ノーベル賞候補作家初の短編集〜『天使エスメラルダ』_b0072887_09221903.jpg ドン・デリーロ初めての短編集。『ポイント・オメガ』を読んでもっと他の作品にも触れてみたいと思い、ほぼ同時期に原著が刊行された本書を手にとってみた。

 多様な題材の作品が収められているが、デリーロの作風というかスタイルにある傾向を見てとることができたのは収穫。強く印象づけられたのは、作中の登場人物が偶然見かけた人間の人となりや家族構成などを具体的に想像(というより妄想に近い)する場面が度々出てくること。

〈ランナー〉では、公園で子供が拉致される場面に出くわした女性が犯人は離婚後の父親であると決めつける。親権を持っている母親から子供を奪ったというわけである。
〈ドストエフスキーの深夜〉においては、学生二人が街中で見た老人の生活ぶりを詳細に語り合う様子が作品の重要な要素になっている。
『ポイント・オメガ』でも、展覧会場で語り手の人物が男性二人組の関係について想像をたくましくするくだりが印象的だった。

 デリーロ自身はインタビューの中で「私はやったことはありませんが、異質な誰かの人生を再創造したがる人たちのことはたやすく想像できます」と語っている。
 まさに小説における人物造型の欲望やプロセスが作中人物の対話や想像という形をとおして、自己言及的に叙述されているようにも読める。

 またビジュアル作品をとおして主人公たちが一つの啓示を得たり、高次の境地に至るのもデリーロ作品の一つのパターンといえそうだ。

〈バーダー=マインホフ〉では、ドイツ赤軍のメンバーの死を描いた絵画を見た女性が、画面を何度も観ているうちに十字架が浮かび上がるのを感知して、テロリストたちも許され得ると感じる境地に達する。
『ポイント・オメガ』でも、映像作品を繰り返し鑑賞する「匿名の人物」がそこから得られた霊感のようなものを延々と述懐していたものだ。そうした描写からは、デリーロ自身の映像に対する独特のセンスを感受できる。

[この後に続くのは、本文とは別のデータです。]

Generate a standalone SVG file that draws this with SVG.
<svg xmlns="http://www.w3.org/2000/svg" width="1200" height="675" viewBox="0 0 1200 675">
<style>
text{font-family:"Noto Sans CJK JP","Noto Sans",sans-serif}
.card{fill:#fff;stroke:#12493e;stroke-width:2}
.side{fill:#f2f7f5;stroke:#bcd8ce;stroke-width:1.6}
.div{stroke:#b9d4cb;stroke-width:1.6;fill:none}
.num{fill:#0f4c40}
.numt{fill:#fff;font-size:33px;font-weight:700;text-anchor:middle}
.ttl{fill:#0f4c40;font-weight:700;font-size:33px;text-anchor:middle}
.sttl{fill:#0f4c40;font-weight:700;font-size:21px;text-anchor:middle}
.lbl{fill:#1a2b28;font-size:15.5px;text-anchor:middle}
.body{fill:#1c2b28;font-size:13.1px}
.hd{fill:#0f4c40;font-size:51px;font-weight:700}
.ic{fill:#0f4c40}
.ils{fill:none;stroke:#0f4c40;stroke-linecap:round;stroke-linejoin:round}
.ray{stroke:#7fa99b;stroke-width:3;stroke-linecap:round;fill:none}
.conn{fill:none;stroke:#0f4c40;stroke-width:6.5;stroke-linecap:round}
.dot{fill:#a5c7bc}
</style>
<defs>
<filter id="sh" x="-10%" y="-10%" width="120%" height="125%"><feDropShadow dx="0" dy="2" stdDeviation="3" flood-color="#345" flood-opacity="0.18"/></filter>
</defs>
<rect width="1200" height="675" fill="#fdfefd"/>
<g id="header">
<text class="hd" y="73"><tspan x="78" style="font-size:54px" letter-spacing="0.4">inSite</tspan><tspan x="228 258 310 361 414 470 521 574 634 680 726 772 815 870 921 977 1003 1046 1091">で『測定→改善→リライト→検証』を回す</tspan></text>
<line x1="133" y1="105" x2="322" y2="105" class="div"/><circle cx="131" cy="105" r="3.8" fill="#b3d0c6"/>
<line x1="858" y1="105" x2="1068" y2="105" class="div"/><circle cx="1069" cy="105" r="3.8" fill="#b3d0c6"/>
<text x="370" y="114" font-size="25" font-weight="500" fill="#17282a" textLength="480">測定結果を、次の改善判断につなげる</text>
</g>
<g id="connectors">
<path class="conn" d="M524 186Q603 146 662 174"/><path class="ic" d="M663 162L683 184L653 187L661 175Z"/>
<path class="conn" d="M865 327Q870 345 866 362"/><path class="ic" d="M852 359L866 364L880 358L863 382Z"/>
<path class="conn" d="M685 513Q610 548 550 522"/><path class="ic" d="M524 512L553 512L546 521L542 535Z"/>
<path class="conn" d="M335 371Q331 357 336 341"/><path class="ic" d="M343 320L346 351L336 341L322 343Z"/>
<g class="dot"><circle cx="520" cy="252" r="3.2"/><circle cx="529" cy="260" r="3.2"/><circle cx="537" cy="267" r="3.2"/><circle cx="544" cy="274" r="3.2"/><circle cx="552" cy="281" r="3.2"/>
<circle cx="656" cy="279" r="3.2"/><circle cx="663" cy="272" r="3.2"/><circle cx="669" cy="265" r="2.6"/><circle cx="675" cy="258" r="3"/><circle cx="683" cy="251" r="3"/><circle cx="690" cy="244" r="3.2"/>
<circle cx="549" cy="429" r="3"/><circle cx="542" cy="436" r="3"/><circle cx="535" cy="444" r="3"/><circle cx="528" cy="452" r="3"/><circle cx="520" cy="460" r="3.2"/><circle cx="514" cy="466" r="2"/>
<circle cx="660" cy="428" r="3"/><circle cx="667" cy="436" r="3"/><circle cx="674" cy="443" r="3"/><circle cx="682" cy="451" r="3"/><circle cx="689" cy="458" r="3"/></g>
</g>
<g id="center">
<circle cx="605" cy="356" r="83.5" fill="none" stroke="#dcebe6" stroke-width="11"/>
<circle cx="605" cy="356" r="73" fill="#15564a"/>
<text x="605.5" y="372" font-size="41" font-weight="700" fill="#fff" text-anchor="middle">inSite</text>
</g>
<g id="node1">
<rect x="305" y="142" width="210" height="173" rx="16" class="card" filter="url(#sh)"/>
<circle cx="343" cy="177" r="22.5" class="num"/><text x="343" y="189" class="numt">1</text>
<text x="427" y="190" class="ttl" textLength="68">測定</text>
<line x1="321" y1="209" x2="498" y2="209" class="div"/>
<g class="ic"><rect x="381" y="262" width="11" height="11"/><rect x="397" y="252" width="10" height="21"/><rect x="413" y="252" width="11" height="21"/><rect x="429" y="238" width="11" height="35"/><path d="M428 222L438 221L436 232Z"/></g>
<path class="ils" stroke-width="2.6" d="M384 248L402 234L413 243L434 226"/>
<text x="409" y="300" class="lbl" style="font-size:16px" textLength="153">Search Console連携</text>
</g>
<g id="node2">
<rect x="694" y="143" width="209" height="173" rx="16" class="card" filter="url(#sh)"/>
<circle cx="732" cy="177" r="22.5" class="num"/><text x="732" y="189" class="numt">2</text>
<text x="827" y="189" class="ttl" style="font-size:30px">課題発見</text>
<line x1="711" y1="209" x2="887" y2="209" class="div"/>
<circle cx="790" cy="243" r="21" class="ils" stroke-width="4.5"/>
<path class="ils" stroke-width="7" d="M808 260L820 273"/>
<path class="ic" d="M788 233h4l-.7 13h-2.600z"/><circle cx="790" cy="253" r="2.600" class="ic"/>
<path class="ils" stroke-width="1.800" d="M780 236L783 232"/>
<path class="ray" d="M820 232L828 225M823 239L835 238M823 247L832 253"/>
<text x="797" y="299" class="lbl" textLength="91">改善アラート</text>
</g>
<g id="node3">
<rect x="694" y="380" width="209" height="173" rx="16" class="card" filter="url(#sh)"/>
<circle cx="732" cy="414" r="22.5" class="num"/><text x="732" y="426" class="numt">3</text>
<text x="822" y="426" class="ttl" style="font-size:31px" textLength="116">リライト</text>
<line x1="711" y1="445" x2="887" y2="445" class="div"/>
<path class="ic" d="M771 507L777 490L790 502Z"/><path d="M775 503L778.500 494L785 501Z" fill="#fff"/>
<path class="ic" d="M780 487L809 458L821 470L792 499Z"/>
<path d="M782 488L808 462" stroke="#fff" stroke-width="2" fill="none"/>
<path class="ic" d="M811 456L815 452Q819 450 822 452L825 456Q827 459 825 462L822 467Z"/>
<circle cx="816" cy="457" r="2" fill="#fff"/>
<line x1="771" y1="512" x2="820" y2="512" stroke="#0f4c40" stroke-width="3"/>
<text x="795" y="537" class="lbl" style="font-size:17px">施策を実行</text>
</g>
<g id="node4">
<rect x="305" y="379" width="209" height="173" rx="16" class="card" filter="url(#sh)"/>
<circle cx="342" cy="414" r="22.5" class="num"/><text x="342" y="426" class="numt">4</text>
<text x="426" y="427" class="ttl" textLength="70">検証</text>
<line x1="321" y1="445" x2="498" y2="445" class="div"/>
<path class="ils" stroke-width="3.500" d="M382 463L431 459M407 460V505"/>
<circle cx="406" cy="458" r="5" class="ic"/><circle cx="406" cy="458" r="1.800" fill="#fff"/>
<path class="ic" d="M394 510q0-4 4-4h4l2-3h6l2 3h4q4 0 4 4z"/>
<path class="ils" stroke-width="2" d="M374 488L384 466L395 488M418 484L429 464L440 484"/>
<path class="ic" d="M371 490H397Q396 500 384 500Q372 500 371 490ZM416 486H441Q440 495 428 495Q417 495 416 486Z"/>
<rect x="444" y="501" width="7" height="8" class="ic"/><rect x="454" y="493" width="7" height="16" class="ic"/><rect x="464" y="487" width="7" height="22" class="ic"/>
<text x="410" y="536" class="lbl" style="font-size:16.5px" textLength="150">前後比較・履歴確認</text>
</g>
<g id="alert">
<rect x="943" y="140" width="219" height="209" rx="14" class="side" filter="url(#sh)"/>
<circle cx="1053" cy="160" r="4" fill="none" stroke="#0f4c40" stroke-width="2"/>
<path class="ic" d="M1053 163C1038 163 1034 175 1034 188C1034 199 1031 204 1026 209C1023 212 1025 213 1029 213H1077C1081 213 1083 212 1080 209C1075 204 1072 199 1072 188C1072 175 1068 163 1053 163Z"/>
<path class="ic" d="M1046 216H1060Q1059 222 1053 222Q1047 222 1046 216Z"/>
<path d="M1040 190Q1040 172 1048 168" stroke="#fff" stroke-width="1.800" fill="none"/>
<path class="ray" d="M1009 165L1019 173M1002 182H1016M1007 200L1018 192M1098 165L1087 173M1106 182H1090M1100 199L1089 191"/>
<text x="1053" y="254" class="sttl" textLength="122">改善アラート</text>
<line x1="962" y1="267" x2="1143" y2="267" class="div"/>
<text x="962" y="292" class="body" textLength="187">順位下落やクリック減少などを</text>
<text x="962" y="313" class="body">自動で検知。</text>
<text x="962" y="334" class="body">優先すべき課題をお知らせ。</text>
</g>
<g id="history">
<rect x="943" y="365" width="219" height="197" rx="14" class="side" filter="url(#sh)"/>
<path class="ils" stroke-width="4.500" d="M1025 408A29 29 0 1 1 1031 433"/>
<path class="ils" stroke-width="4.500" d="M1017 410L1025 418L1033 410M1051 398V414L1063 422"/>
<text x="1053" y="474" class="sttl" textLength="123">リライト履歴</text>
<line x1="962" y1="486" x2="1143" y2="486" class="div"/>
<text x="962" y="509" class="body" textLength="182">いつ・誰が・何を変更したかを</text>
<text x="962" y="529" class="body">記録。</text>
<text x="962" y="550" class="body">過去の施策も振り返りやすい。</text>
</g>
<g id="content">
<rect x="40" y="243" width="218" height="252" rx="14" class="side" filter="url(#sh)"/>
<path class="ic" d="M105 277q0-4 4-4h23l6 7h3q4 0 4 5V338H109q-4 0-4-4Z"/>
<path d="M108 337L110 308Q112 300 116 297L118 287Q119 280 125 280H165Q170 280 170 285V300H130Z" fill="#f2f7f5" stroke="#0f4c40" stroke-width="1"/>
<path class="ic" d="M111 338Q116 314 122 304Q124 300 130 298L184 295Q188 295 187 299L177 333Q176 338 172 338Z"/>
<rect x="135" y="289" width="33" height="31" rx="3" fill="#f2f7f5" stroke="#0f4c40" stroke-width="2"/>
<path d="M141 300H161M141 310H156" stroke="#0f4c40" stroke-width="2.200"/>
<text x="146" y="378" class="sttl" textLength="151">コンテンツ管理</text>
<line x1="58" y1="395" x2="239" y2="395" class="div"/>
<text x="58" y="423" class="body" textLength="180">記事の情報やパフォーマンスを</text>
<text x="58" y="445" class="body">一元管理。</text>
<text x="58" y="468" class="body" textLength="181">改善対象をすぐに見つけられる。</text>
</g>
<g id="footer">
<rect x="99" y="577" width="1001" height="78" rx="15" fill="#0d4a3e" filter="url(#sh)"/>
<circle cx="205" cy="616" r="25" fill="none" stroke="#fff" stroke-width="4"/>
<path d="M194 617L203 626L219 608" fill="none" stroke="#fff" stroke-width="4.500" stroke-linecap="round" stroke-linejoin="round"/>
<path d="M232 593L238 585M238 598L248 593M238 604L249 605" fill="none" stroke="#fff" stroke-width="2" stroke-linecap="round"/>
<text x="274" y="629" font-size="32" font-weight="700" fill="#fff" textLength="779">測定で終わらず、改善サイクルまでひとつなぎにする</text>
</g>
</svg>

 そのほかの作品では、表題作〈天使エスメラルダ〉が不思議な魅力を発している。荒廃したスラム街で不幸な殺人事件が起きた後に出現する奇跡を描いたもので、年老いた修道女の揺るぎない使命感が印象的だ。都甲幸治は「宗教とは違う形での信仰」と解説しているけれど、私にはこれこそ宗教の信仰そのものを文学的に表現したものという感じがする。無論それは最大級の褒め言葉である。

〈第三次世界大戦における人間的瞬間〉は、宇宙船から戦争中の地球を眺める二人の飛行士のやりとりを綴った風変わりな掌編。船内の高度なテクノロジーの描写が淡々とつづく中で、突然、半世紀も前のラジオ放送を受信する場面が入りこんでくる。それは確かに一つの「人間的瞬間」だった。

 ギリシャで暮らす外国人の男女が大地震とその後に続く余震の中で生きる恐怖と不安を描き出した〈象牙のアクロバット〉も佳品。「大地」を一つのキーワードにしている点では、クライストの《チリの地震》を想起させて興味深く読んだ。

 都甲のあとがきによると、デリーロ作品は日本ではかつて何冊も翻訳書が刊行されたが、絶版になったものが多いという。毎年ノーベル賞候補に名前が挙がっている作家にしては淋しい話である。